Difference from cache-aside: Cache manages database interaction.

5.9.3 Refresh-Ahead

Flow:

Cache automatically refreshes data before expiration
Based on access patterns

Pros:

Reduced latency
No cache miss delays

Cons:

May refresh unused data
More complex

5.10 Cache Invalidation Strategies

5.10.1 Time-To-Live (TTL)

Strategy: Data expires after fixed time period.

SET user:123 "John Doe" EX 3600  # Expires in 1 hour

When to use:

Data changes predictably
Stale data acceptable
Simplicity preferred

5.10.2 Event-Based Invalidation

Strategy: Invalidate cache when data changes.

# On user update
UPDATE users SET name = 'Jane' WHERE id = 123;
DELETE cache:user:123;

When to use:

Strong consistency required
Update frequency moderate

5.10.3 Cache Tags

Strategy: Tag related cache entries, invalidate by tag.
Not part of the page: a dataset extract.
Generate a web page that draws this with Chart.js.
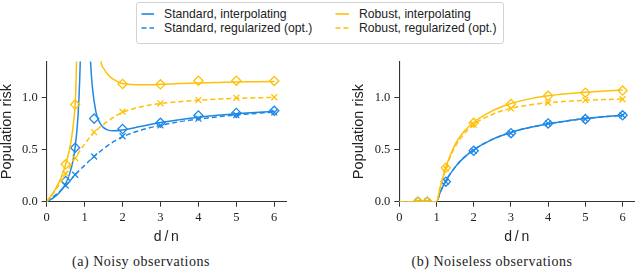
<!DOCTYPE html>
<html>
<head>
<meta charset="utf-8">
<script src="https://cdn.jsdelivr.net/npm/chart.js@4.4.1/dist/chart.umd.min.js"></script>
<style>
  body { margin: 0; background: #fff; }
  #page { position: relative; width: 640px; height: 273px; overflow: hidden; background: #fff; }
  canvas { position: absolute; }
  #legend {
    position: absolute; left: 136px; top: 2px; width: 366px; height: 40px;
    border: 1px solid #d2d2d2; border-radius: 3px;
    font-family: "Liberation Sans", sans-serif; font-size: 12.2px; color: #222;
  }
  .sw { position: absolute; width: 14px; height: 4px; }
  .lbl { position: absolute; white-space: nowrap; line-height: 14px; }
  .caption {
    position: absolute; top: 254px; line-height: 16px; text-align: center;
    font-family: "Liberation Serif", serif; font-size: 14px; letter-spacing: 0.5px; color: #222;
  }
</style>
</head>
<body>
<div id="page">
  <canvas id="noisy" width="300" height="200" style="left:0px;top:50px"></canvas>
  <canvas id="noiseless" width="288" height="200" style="left:352px;top:50px"></canvas>

  <div id="legend">
    <svg class="sw" style="left:4px;top:9px"><line x1="0.5" y1="2" x2="13" y2="2" stroke="#1E88E5" stroke-width="1.6"/></svg>
    <div class="lbl" style="left:27px;top:4px">Standard, interpolating</div>
    <svg class="sw" style="left:4px;top:23px"><line x1="0.5" y1="2" x2="13" y2="2" stroke="#1E88E5" stroke-width="1.6" stroke-dasharray="5,3"/></svg>
    <div class="lbl" style="left:27px;top:18px">Standard, regularized (opt.)</div>
    <svg class="sw" style="left:198px;top:9px"><line x1="0.5" y1="2" x2="14" y2="2" stroke="#FFC107" stroke-width="1.6"/></svg>
    <div class="lbl" style="left:222px;top:4px">Robust, interpolating</div>
    <svg class="sw" style="left:198px;top:23px"><line x1="0.5" y1="2" x2="14" y2="2" stroke="#FFC107" stroke-width="1.6" stroke-dasharray="5,3"/></svg>
    <div class="lbl" style="left:222px;top:18px">Robust, regularized (opt.)</div>
  </div>

  <div class="caption" style="left:0px;width:282px">(a) Noisy observations</div>
  <div class="caption" style="left:392px;width:200px">(b) Noiseless observations</div>
</div>

<script>
const BLUE = "#1E88E5";
const YELLOW = "#FFC107";

const xTickValues = [0, 1, 2, 3, 4, 5, 6];
const xTickLabels = ["0", "1", "2", "3", "4", "5", "6"];
const yTickValues = [0, 0.5, 1.0];
const yTickLabels = ["0.0", "0.5", "1.0"];

// d/n where the experiments were run (markers)
const markerX = [0.5, 0.75, 1.25, 2, 3, 4, 5, 6];
const noisyRobustMarkerX = [0.5, 0.75, 2, 3, 4, 5, 6];

// (a) noisy observations - markers
const noisyStdInterpMarks = [0.2, 0.52, 0.8, 0.7, 0.76, 0.83, 0.855, 0.875];
const noisyStdRegMarks = [0.155, 0.26, 0.435, 0.63, 0.735, 0.8, 0.835, 0.86];
const noisyRobInterpMarks = [0.36, 0.935, 1.134, 1.13, 1.165, 1.165, 1.163];
const noisyRobRegMarks = [0.27, 0.42, 0.67, 0.866, 0.947, 0.978, 1.0, 1.006];

// (a) noisy observations - curves (null = blow-up at the threshold)
const noisyStdInterpX = [0, 0.1, 0.2, 0.3, 0.4, 0.5, 0.6, 0.7, 0.75, 0.8, 0.83, 0.85, 0.87, 0.89, 0.91, 1,
  1.1, 1.15, 1.2, 1.3, 1.4, 1.5, 1.6, 1.75, 2, 2.5, 3, 3.5, 4, 4.5, 5, 5.5, 6];
const noisyStdInterpY = [0, 0.019, 0.044, 0.075, 0.117, 0.175, 0.263, 0.408, 0.525, 0.7, 0.854, 0.992, 1.171, 1.416, 1.77, null,
  1.99, 1.4, 1.12, 0.86, 0.76, 0.713, 0.692, 0.682, 0.69, 0.727, 0.762, 0.79, 0.813, 0.832, 0.848, 0.86, 0.871];

const noisyStdRegX = [0, 0.25, 0.5, 0.75, 1, 1.25, 1.5, 1.75, 2, 2.5, 3, 3.5, 4, 4.5, 5, 5.5, 6];
const noisyStdRegY = [0, 0.07, 0.155, 0.26, 0.35, 0.435, 0.51, 0.575, 0.625, 0.69, 0.735, 0.77, 0.795, 0.817, 0.835, 0.85, 0.862];

const noisyRobInterpX = [0, 0.1, 0.2, 0.3, 0.4, 0.5, 0.6, 0.65, 0.7, 0.73, 0.75, 0.77, 0.79, 0.81, 1,
  1.38, 1.43, 1.5, 1.6, 1.7, 1.8, 1.9, 2, 2.25, 2.5, 3, 3.5, 4, 4.5, 5, 5.5, 6];
const noisyRobInterpY = [0, 0.05, 0.105, 0.17, 0.25, 0.36, 0.5, 0.6, 0.74, 0.84, 0.93, 1.1, 1.4, 1.9, null,
  1.7, 1.36, 1.285, 1.23, 1.195, 1.17, 1.15, 1.138, 1.128, 1.126, 1.13, 1.137, 1.143, 1.148, 1.152, 1.155, 1.158];

const noisyRobRegX = [0, 0.25, 0.5, 0.75, 1, 1.25, 1.5, 1.75, 2, 2.5, 3, 3.5, 4, 4.5, 5, 5.5, 6];
const noisyRobRegY = [0, 0.12, 0.265, 0.42, 0.555, 0.665, 0.745, 0.81, 0.86, 0.915, 0.945, 0.963, 0.977, 0.988, 0.995, 1.0, 1.004];

// (b) noiseless observations - markers
const cleanStdMarks = [0, 0, 0.193, 0.49, 0.66, 0.754, 0.795, 0.832];
const cleanRobInterpMarks = [0, 0, 0.326, 0.76, 0.94, 1.02, 1.05, 1.07];
const cleanRobRegMarks = [0, 0, 0.32, 0.742, 0.898, 0.953, 0.978, 0.987];

// (b) noiseless observations - curves
const cleanX = [0, 0.5, 1, 1.1, 1.25, 1.5, 1.75, 2, 2.5, 3, 3.5, 4, 4.5, 5, 5.5, 6];
const cleanStdY = [0, 0, 0, 0.091, 0.2, 0.333, 0.429, 0.5, 0.6, 0.667, 0.714, 0.75, 0.778, 0.8, 0.818, 0.833];
const cleanRobInterpY = [0, 0, 0, 0.14, 0.33, 0.55, 0.68, 0.765, 0.875, 0.945, 0.99, 1.02, 1.04, 1.055, 1.065, 1.075];
const cleanRobRegY = [0, 0, 0, 0.14, 0.32, 0.53, 0.655, 0.745, 0.84, 0.9, 0.932, 0.953, 0.967, 0.977, 0.983, 0.988];

const pts = (xs, ys) => xs.map((x, i) => ({ x: x, y: ys[i] }));

const curve = (xs, ys, color, dashed) => ({
  data: pts(xs, ys),
  showLine: true,
  borderColor: color,
  borderWidth: 1.5,
  borderDash: dashed ? [5, 3] : [],
  pointRadius: 0,
  spanGaps: false,
  cubicInterpolationMode: "monotone",
});

const marks = (xs, ys, color, style) => ({
  data: pts(xs, ys),
  showLine: false,
  pointStyle: style,
  pointRadius: style === "rectRot" ? 4.6 : 4.2,
  pointBorderWidth: 1.3,
  pointBorderColor: color,
  pointBackgroundColor: "rgba(0,0,0,0)",
  clip: 0,
});

const tickFont = { family: "Liberation Serif", size: 12.5 };
const titleFont = { family: "Liberation Sans", size: 14.5, lineHeight: 1 };

const makeOptions = (yWidth, padRight) => ({
  responsive: false,
  animation: false,
  devicePixelRatio: 1,
  layout: { padding: { top: 6.7, right: padRight, left: 0, bottom: 0 } },
  plugins: { legend: { display: false }, tooltip: { enabled: false } },
  scales: {
    x: {
      type: "linear",
      min: 0,
      max: 6.31,
      afterBuildTicks: (s) => {
        s.ticks = xTickValues.map((v) => ({ value: v }));
      },
      afterFit: (s) => {
        s.height = 48.3;
      },
      ticks: {
        font: tickFont,
        color: "#222",
        padding: 3.5,
        maxRotation: 0,
        callback: (v, i) => xTickLabels[i],
      },
      grid: { drawOnChartArea: false, tickLength: 5, color: "#333" },
      border: { color: "#333", width: 1.1 },
      title: {
        display: true,
        text: "d\u2009/\u2009n",
        font: { family: "Liberation Sans", size: 14 },
        color: "#222",
        padding: { top: 0, bottom: 4 },
      },
    },
    y: {
      type: "linear",
      min: 0,
      max: 1.35,
      afterBuildTicks: (s) => {
        s.ticks = yTickValues.map((v) => ({ value: v }));
      },
      afterFit: (s) => {
        s.width = yWidth;
      },
      ticks: {
        font: tickFont,
        color: "#222",
        padding: 4,
        callback: (v, i) => yTickLabels[i],
      },
      grid: { drawOnChartArea: false, tickLength: 5, color: "#333" },
      border: { color: "#333", width: 1.1 },
      title: {
        display: true,
        text: "Population risk",
        font: titleFont,
        color: "#222",
        padding: { top: 0, bottom: 0 },
      },
    },
  },
});

// yellow first so it sits on top of the blue
const noisyChart = new Chart(document.getElementById("noisy").getContext("2d"), {
  type: "scatter",
  data: {
    datasets: [
      marks(noisyRobustMarkerX, noisyRobInterpMarks, YELLOW, "rectRot"),
      marks(markerX, noisyRobRegMarks, YELLOW, "crossRot"),
      curve(noisyRobInterpX, noisyRobInterpY, YELLOW, false),
      curve(noisyRobRegX, noisyRobRegY, YELLOW, true),
      marks(markerX, noisyStdInterpMarks, BLUE, "rectRot"),
      marks(markerX, noisyStdRegMarks, BLUE, "crossRot"),
      curve(noisyStdInterpX, noisyStdInterpY, BLUE, false),
      curve(noisyStdRegX, noisyStdRegY, BLUE, true),
    ],
  },
  options: makeOptions(46.7, 14),
});

const noiselessChart = new Chart(document.getElementById("noiseless").getContext("2d"), {
  type: "scatter",
  data: {
    datasets: [
      marks(markerX, cleanRobInterpMarks, YELLOW, "rectRot"),
      marks(markerX, cleanRobRegMarks, YELLOW, "crossRot"),
      curve(cleanX, cleanRobInterpY, YELLOW, false),
      curve(cleanX, cleanRobRegY, YELLOW, true),
      marks(markerX, cleanStdMarks, BLUE, "rectRot"),
      marks(markerX, cleanStdMarks, BLUE, "crossRot"),
      curve(cleanX, cleanStdY, BLUE, false),
      curve(cleanX, cleanStdY, BLUE, true),
    ],
  },
  options: makeOptions(47.3, 1.4),
});
</script>
</body>
</html>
Cache entry: product:123 [tags: category:electronics, brand:sony]
Invalidate: All entries with tag brand:sony

5.11 Cache Monitoring

Key metrics:

Hit Rate: Cache hits / Total requests (aim for >80%)
Miss Rate: Cache misses / Total requests
Eviction Rate: Items evicted / Time period
Memory Usage: Current cache size / Max size
Latency: Cache response time

5.12 Best Practices

5.12.1 1. Choose Appropriate TTL

Short TTL: Frequently changing data
Long TTL: Rarely changing data
No expiry: Static/immutable data

5.12.2 2. Cache at Multiple Levels

Browser cache
CDN
Application cache
Database query cache

5.12.3 3. Monitor Cache Performance

Track hit/miss ratio
Alert on sudden changes
Analyze access patterns

5.12.4 4. Handle Cache Failures Gracefully

Fallback to database
Circuit breaker pattern
Don’t let cache failure bring down system

5.12.5 5. Avoid Cache Stampede

Problem: Many requests for same expired key hit database simultaneously.

Solutions:

Probabilistic early expiration
Lock-based loading
Refresh-ahead caching

5.12.6 6. Serialize Appropriately

Use efficient formats (Protocol Buffers, MessagePack)
Consider compression for large values
Balance size vs. serialization cost

5.13 Common Pitfalls

5.13.1 1. Caching Too Much

Wastes memory
Reduces hit rate
Increases evictions

5.13.2 2. Caching Too Little

Misses optimization opportunities
Higher database load

5.13.3 3. Inconsistent Cache Keys

Use standardized key naming
Include version in key if needed
Document key structure

5.13.4 4. Not Handling Cache Misses

Always have fallback logic
Implement retry mechanisms
Log and monitor misses

5.14 Cache Size Calculation

Example calculation:

Average object size: 1 KB
Request rate: 1000 req/sec
Hit rate goal: 80%
Working set: 20% of total data

Required cache size = (1000 req/sec × 3600 sec × 1 KB) × 0.2
                    = 720 MB per hour of unique requests

5.15 Summary

Caching is one of the most effective techniques for improving system performance and scalability. The key is to:

Cache the right data (80/20 rule)
Choose appropriate invalidation strategy
Monitor and tune cache performance
Handle failures gracefully
Use distributed caching for scale

Properly implemented caching can reduce latency by 10-100x and dramatically reduce database load.